Non, ceci n'est pas un extrait du récit biblique du Déluge : il s'agit de
L'Épopée de Gilgamesh, un récit mésopotamien bien antérieur, auquel Juifs et
Chrétiens ont emprunté nombre d'épisodes ou de thèmes. Et l'on sursautera
encore en découvrant un Jardin merveilleux, une plante de jouvence ou
certain Serpent...
La narration fait la part belle au voyage et à l'aventure, mais, au-delà, il y a
la quête du bonheur et de l'immortalité, des interrogations sur le sens de la
vie, l'émergence d'une conscience, de soi et de l'autre.

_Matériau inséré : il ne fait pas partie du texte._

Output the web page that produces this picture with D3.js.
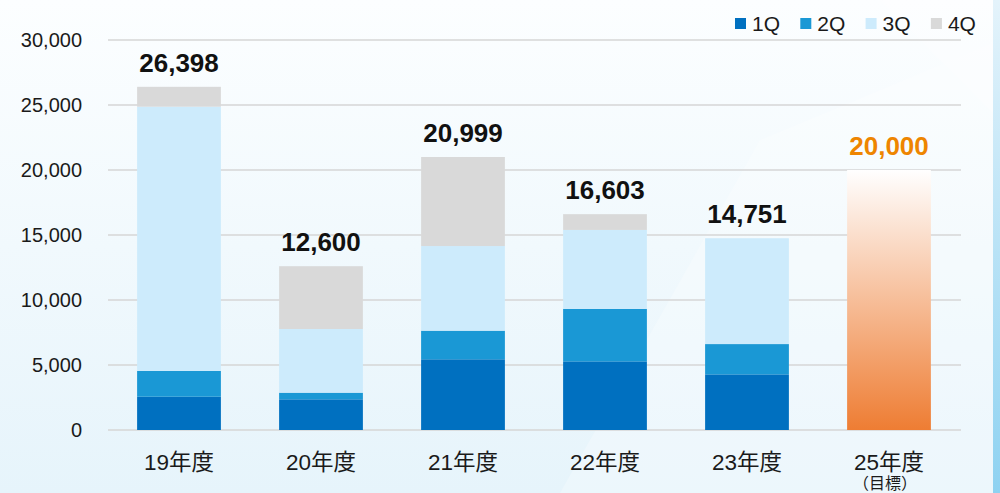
<!DOCTYPE html>
<html>
<head>
<meta charset="utf-8">
<script src="https://cdn.jsdelivr.net/npm/d3@7"></script>
<style>
  html, body { margin: 0; padding: 0; overflow: hidden; }
  body { width: 1000px; height: 493px; }
  text { font-family: "Liberation Sans", Arial, "Noto Sans CJK JP", sans-serif; }
</style>
</head>
<body>
<div id="chart"></div>
<script>
// fiscal years on the x axis
const years = ["19年度", "20年度", "21年度", "22年度", "23年度", "25年度"];
const quarters = ["1Q", "2Q", "3Q", "4Q"];
// quarterly values per year (25年度 is a target only)
const q1 = [2560, 2360, 5440, 5280, 4280, 0];
const q2 = [1980, 510, 2200, 4030, 2330, 0];
const q3 = [20330, 4900, 6510, 6080, 8141, 0];
const q4 = [1528, 4830, 6849, 1213, 0, 0];
const totals = [26398, 12600, 20999, 16603, 14751, 20000];
const targetYear = "25年度";
const targetValue = 20000;
const yTicks = [0, 5000, 10000, 15000, 20000, 25000, 30000];

const width = 1000, height = 493;
const margin = {top: 40, right: 40, bottom: 63, left: 108};

const colors = {"1Q": "#0070c0", "2Q": "#1a98d5", "3Q": "#cdebfc", "4Q": "#d9d9d9"};

const svg = d3.select("#chart").append("svg")
    .attr("width", width)
    .attr("height", height);

const defs = svg.append("defs");

// background gradient
let bg = defs.append("linearGradient").attr("id", "bg")
    .attr("x1", 0).attr("y1", 0).attr("x2", 0).attr("y2", 1);
bg.append("stop").attr("offset", "0%").attr("stop-color", "#fcfeff");
bg.append("stop").attr("offset", "100%").attr("stop-color", "#e6f4fb");

let strip = defs.append("linearGradient").attr("id", "strip")
    .attr("x1", 0).attr("y1", 0).attr("x2", 0).attr("y2", 1);
strip.append("stop").attr("offset", "0%").attr("stop-color", "#e4f3fb");
strip.append("stop").attr("offset", "100%").attr("stop-color", "#8ed2f1");

let target = defs.append("linearGradient").attr("id", "target")
    .attr("x1", 0).attr("y1", 0).attr("x2", 0).attr("y2", 1);
target.append("stop").attr("offset", "0%").attr("stop-color", "#ffffff");
target.append("stop").attr("offset", "100%").attr("stop-color", "#ee7d33");

svg.append("rect").attr("width", width).attr("height", height).attr("fill", "url(#bg)");

// faint diagonal sheen shapes
svg.append("path")
    .attr("d", "M560,493 L760,140 L1000,40 L1000,493 Z")
    .attr("fill", "#ffffff").attr("opacity", 0.25);
svg.append("path")
    .attr("d", "M880,0 L1000,120 L1000,0 Z")
    .attr("fill", "#ffffff").attr("opacity", 0.3);
svg.append("rect").attr("x", 993).attr("y", 0).attr("width", 7).attr("height", height)
    .attr("fill", "url(#strip)");

const x = d3.scaleBand()
    .domain(years)
    .range([margin.left, width - margin.right])
    .paddingInner(0.41)
    .paddingOuter(0.205);

const y = d3.scaleLinear()
    .domain([0, 30000])
    .range([height - margin.bottom, margin.top]);

// grid lines
svg.append("g")
    .selectAll("line")
    .data(yTicks)
    .join("line")
    .attr("x1", margin.left)
    .attr("x2", width - margin.right + 1)
    .attr("y1", d => y(d))
    .attr("y2", d => y(d))
    .attr("stroke", "#d6d6d6")
    .attr("stroke-width", 1.5);

// y axis labels
let yAxis = svg.append("g")
    .attr("transform", "translate(" + (margin.left - 26) + ",0)")
    .call(d3.axisLeft(y).tickValues(yTicks).tickSize(0).tickFormat(d3.format(",")));
yAxis.select(".domain").remove();
yAxis.selectAll("text")
    .attr("x", 0)
    .attr("font-size", 20)
    .attr("fill", "#1a1a1a")
    .style("font-family", "'Liberation Sans', Arial, sans-serif");

// stacked bars
const table = years.map((yr, i) => ({year: yr, "1Q": q1[i], "2Q": q2[i], "3Q": q3[i], "4Q": q4[i]}));
const stack = d3.stack().keys(quarters)(table.filter(d => d.year !== targetYear));

svg.append("g")
    .selectAll("g")
    .data(stack)
    .join("g")
    .attr("fill", d => colors[d.key])
    .selectAll("rect")
    .data(d => d.filter(s => s[1] > s[0]))
    .join("rect")
    .attr("x", d => x(d.data.year))
    .attr("width", x.bandwidth())
    .attr("y", d => y(d[1]))
    .attr("height", d => y(d[0]) - y(d[1]));

// target bar
svg.append("rect")
    .attr("x", x(targetYear))
    .attr("width", x.bandwidth())
    .attr("y", y(targetValue))
    .attr("height", y(0) - y(targetValue))
    .attr("fill", "url(#target)");

// total labels
svg.append("g")
    .selectAll("text")
    .data(years)
    .join("text")
    .attr("x", d => x(d) + x.bandwidth() / 2)
    .attr("y", (d, i) => y(totals[i]) - 15)
    .attr("text-anchor", "middle")
    .attr("font-size", 26)
    .attr("font-weight", "bold")
    .attr("fill", d => d === targetYear ? "#ee8500" : "#111")
    .text((d, i) => d3.format(",")(totals[i]));

// x axis labels
svg.append("g")
    .selectAll("text")
    .data(years)
    .join("text")
    .attr("x", d => x(d) + x.bandwidth() / 2)
    .attr("y", 470)
    .attr("text-anchor", "middle")
    .attr("font-size", 22.5)
    .attr("fill", "#1a1a1a")
    .text(d => d);

svg.append("text")
    .attr("x", x(targetYear) + x.bandwidth() / 2 - 4)
    .attr("y", 489)
    .attr("text-anchor", "middle")
    .attr("font-size", 16)
    .attr("fill", "#1a1a1a")
    .text("（目標）");

// legend
let legend = svg.append("g")
    .selectAll("g")
    .data(quarters)
    .join("g")
    .attr("transform", (d, i) => "translate(" + (735 + i * 65.3) + ",18)");
legend.append("rect")
    .attr("width", 11).attr("height", 11)
    .attr("fill", d => colors[d]);
legend.append("text")
    .attr("x", 17).attr("y", 13)
    .attr("font-size", 21)
    .attr("fill", "#1a1a1a")
    .text(d => d);
</script>
</body>
</html>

Quant aux personnages, quel devenir ! Car Gilgamesh, assurément, «deux
tiers divin et un tiers humain», est l'ancêtre et le modèle de tous les superhéros,
d'Hercule à... Superman ou Dragon Ball. Et Enkidou, son frère de coeur
et de combats, n'est-il pas, avant Tarzan et autres Mowgli, le prototype de
l'enfant élevé par des animaux et qui devient leur roi ?

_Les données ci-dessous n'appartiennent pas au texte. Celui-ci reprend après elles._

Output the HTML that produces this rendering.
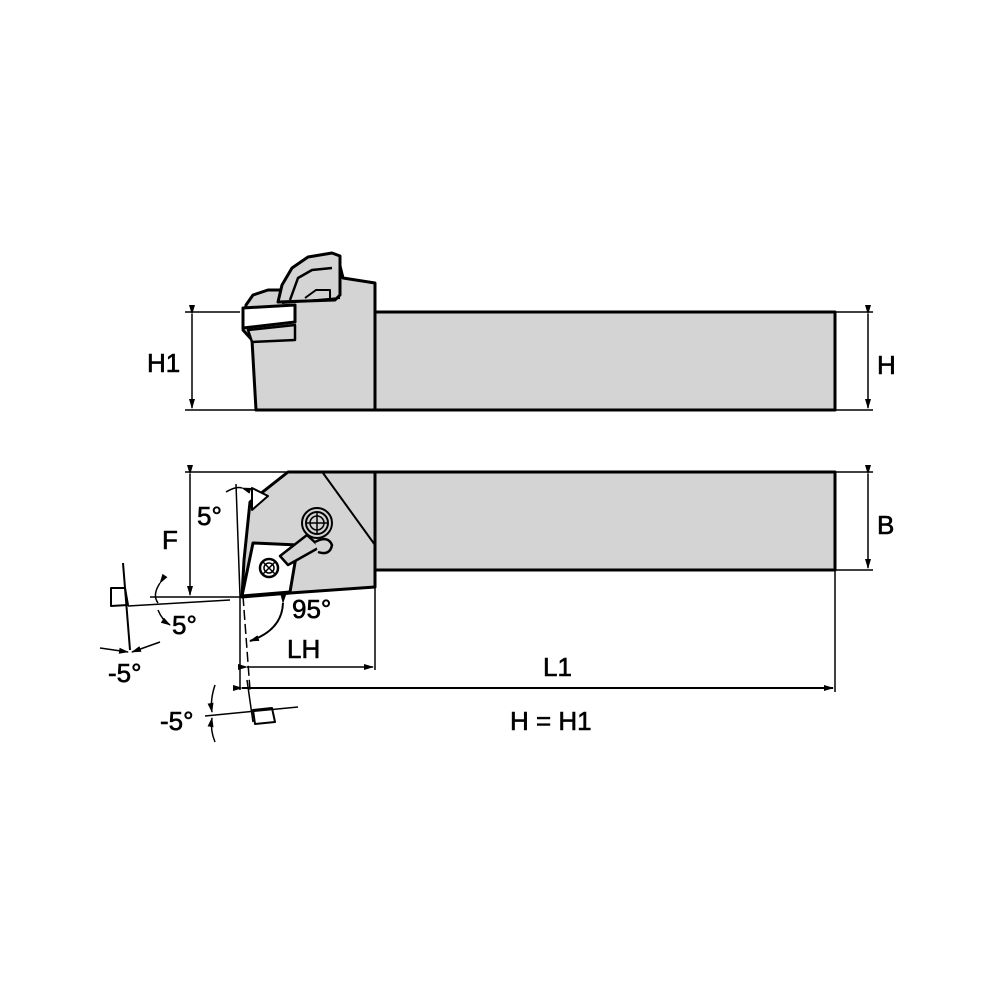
<!DOCTYPE html>
<html><head><style>html,body{margin:0;padding:0;background:#fff}svg{display:block}</style></head><body>
<svg width="1000" height="1000" viewBox="0 0 1000 1000" xmlns="http://www.w3.org/2000/svg" font-family="Liberation Sans, Arial, sans-serif">
<defs>
<marker id="a" markerWidth="10" markerHeight="8" refX="9" refY="4" orient="auto" markerUnits="userSpaceOnUse"><path d="M0,1 L10,4 L0,7 z" fill="#000"/></marker>
</defs>
<g stroke="#000" stroke-linejoin="round">
<!-- TOP VIEW -->
<rect x="375" y="312" width="460" height="98" fill="#d4d4d4" stroke-width="3"/>
<path d="M256,410 L375,410 L375,283 L343,278 L338,258 L330,255 L310,258 L292,270 L282,290 L268,290 L253,295 L246,305 L243,330 L252,340 Z" fill="#d4d4d4" stroke-width="3"/>
<path d="M243,308 L295,305 L295,322 L243,328 Z" fill="#fff" stroke-width="3"/>
<path d="M248,330 L295,325 L295,340 L252,342 Z" fill="#d4d4d4" stroke-width="2.5"/>
<path d="M278,302 L282,285 L292,268 L308,257 L332,253 L340,256 L340,295 L335,300 Z" fill="#d4d4d4" stroke-width="3"/>
<path d="M290,300 L298,278 L312,270 L332,268" fill="none" stroke-width="2.5"/>
<path d="M305,298 L316,290 L330,290 L330,298" fill="none" stroke-width="2"/>
<line x1="282" y1="303" x2="340" y2="298" stroke-width="2"/>
<!-- top dims -->
<line x1="185" y1="312" x2="240" y2="312" stroke-width="1.5"/>
<line x1="185" y1="410" x2="256" y2="410" stroke-width="1.5"/>
<line x1="192" y1="314" x2="192" y2="408" stroke-width="1.5" marker-start="url(#a)" marker-end="url(#a)"/>
<line x1="835" y1="312" x2="873" y2="312" stroke-width="1.5"/>
<line x1="835" y1="410" x2="873" y2="410" stroke-width="1.5"/>
<line x1="868" y1="314" x2="868" y2="408" stroke-width="1.5" marker-start="url(#a)" marker-end="url(#a)"/>
<!-- BOTTOM VIEW -->
<rect x="375" y="472" width="460" height="98" fill="#d4d4d4" stroke-width="3"/>
<path d="M288,472 L375,472 L375,587 L290,593 L242,597 L244,560 L250,502 Z" fill="#d4d4d4" stroke-width="3"/>
<line x1="323" y1="473" x2="375" y2="545" stroke-width="2"/>
<path d="M253,543 L298,545 L290,592 L242,596 Z" fill="#fff" stroke-width="3"/>
<line x1="247" y1="596" x2="290" y2="593" stroke-width="3"/>
<circle cx="317" cy="523" r="15" fill="#d4d4d4" stroke-width="2"/>
<path d="M288,565 L280,556 L307,535 L320,547 Z" fill="#d4d4d4" stroke-width="2.5"/>
<path d="M315,542 Q328,535 332,545 Q330,556 318,552" fill="#d4d4d4" stroke-width="2.5"/>
<circle cx="317" cy="523" r="11" fill="#d4d4d4" stroke-width="2"/>
<circle cx="317" cy="523" r="7" fill="none" stroke-width="1.5"/>
<line x1="306" y1="523" x2="328" y2="523" stroke-width="1.5"/><line x1="317" y1="512" x2="317" y2="534" stroke-width="1.5"/>
<circle cx="269" cy="568" r="9" fill="#fff" stroke-width="2.5"/>
<circle cx="269" cy="568" r="5" fill="none" stroke-width="1.5"/>
<line x1="263" y1="562" x2="275" y2="574" stroke-width="1.5"/><line x1="275" y1="562" x2="263" y2="574" stroke-width="1.5"/>
<path d="M252,488 L252,510 L268,496 Z" fill="#fff" stroke-width="2"/>
<!-- bottom dims -->
<line x1="185" y1="472" x2="288" y2="472" stroke-width="1.5"/>
<line x1="190" y1="474" x2="190" y2="595" stroke-width="1.5" marker-start="url(#a)" marker-end="url(#a)"/>
<line x1="150" y1="597" x2="245" y2="597" stroke-width="1.5"/>
<line x1="128" y1="606" x2="230" y2="600" stroke-width="1.5"/>
<line x1="236" y1="484" x2="240" y2="596" stroke-width="1.5"/>
<line x1="240" y1="596" x2="240" y2="690" stroke-width="1.5"/>
<line x1="243" y1="596" x2="250" y2="690" stroke-width="1.5" stroke-dasharray="10,4"/>
<line x1="835" y1="472" x2="873" y2="472" stroke-width="1.5"/>
<line x1="835" y1="570" x2="873" y2="570" stroke-width="1.5"/>
<line x1="868" y1="474" x2="868" y2="568" stroke-width="1.5" marker-start="url(#a)" marker-end="url(#a)"/>
<line x1="835" y1="570" x2="835" y2="692" stroke-width="1.5"/>
<line x1="375" y1="588" x2="375" y2="670" stroke-width="1.5"/>
<line x1="247" y1="667" x2="373" y2="667" stroke-width="1.5" marker-start="url(#a)" marker-end="url(#a)"/>
<line x1="242" y1="688" x2="833" y2="688" stroke-width="2" marker-start="url(#a)" marker-end="url(#a)"/>
<!-- angle arcs -->
<path d="M242,488 Q236,486 226,492" fill="none" stroke-width="1.5" marker-start="url(#a)"/>
<path d="M283,603 Q282,630 250,641" fill="none" stroke-width="2" marker-start="url(#a)" marker-end="url(#a)"/>
<path d="M160,583 Q152,595 158,603" fill="none" stroke-width="1.5" marker-start="url(#a)"/>
<path d="M158,610 Q162,620 170,625" fill="none" stroke-width="1.5" marker-end="url(#a)"/>
<!-- small squares left -->
<path d="M111,588 L125,588 L128,605 L111,606 Z" fill="#fff" stroke-width="2"/>
<line x1="123" y1="563" x2="130" y2="650" stroke-width="2"/>
<line x1="100" y1="648" x2="128" y2="652" stroke-width="1.5" marker-end="url(#a)"/>
<line x1="160" y1="642" x2="132" y2="652" stroke-width="1.5" marker-end="url(#a)"/>
<!-- small square bottom -->
<path d="M253,710 L272,708 L275,722 L255,724 Z" fill="#fff" stroke-width="2"/>
<line x1="205" y1="716" x2="298" y2="707" stroke-width="1.5"/>
<line x1="247" y1="680" x2="253" y2="722" stroke-width="1.5"/>
<path d="M215,685 Q210,700 212,712" fill="none" stroke-width="1.5" marker-end="url(#a)"/>
<path d="M215,742 Q210,730 212,718" fill="none" stroke-width="1.5" marker-end="url(#a)"/>
</g>
<g font-size="26" fill="#000" stroke="#000" stroke-width="0.6">
<text x="147" y="372">H1</text>
<text x="877" y="374">H</text>
<text x="877" y="534">B</text>
<text x="162" y="549">F</text>
<text x="197" y="525">5°</text>
<text x="172" y="634">5°</text>
<text x="292" y="618">95°</text>
<text x="287" y="658">LH</text>
<text x="543" y="676">L1</text>
<text x="510" y="730">H = H1</text>
<text x="108" y="682">-5°</text>
<text x="160" y="730">-5°</text>
</g>
</svg>
</body></html>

Pour adapter la première épopée de l'Histoire, Philippe Remy a conjugué
sérieux et créativité, se fondant sur les fragments des diverses traditions et
les commentaires des spécialistes, mais osant privilégier la cohérence interne
et la littérature. Au final, soutenu par les belles illustrations de Nikolas List, il
nous livre un récit captivant et lyrique, accessible à tous, un roman d'initiation
à l'humanité, qui nous parle encore par-delà les millénaires, nous rendant si
attachants ces Mésopotamiens méconnus.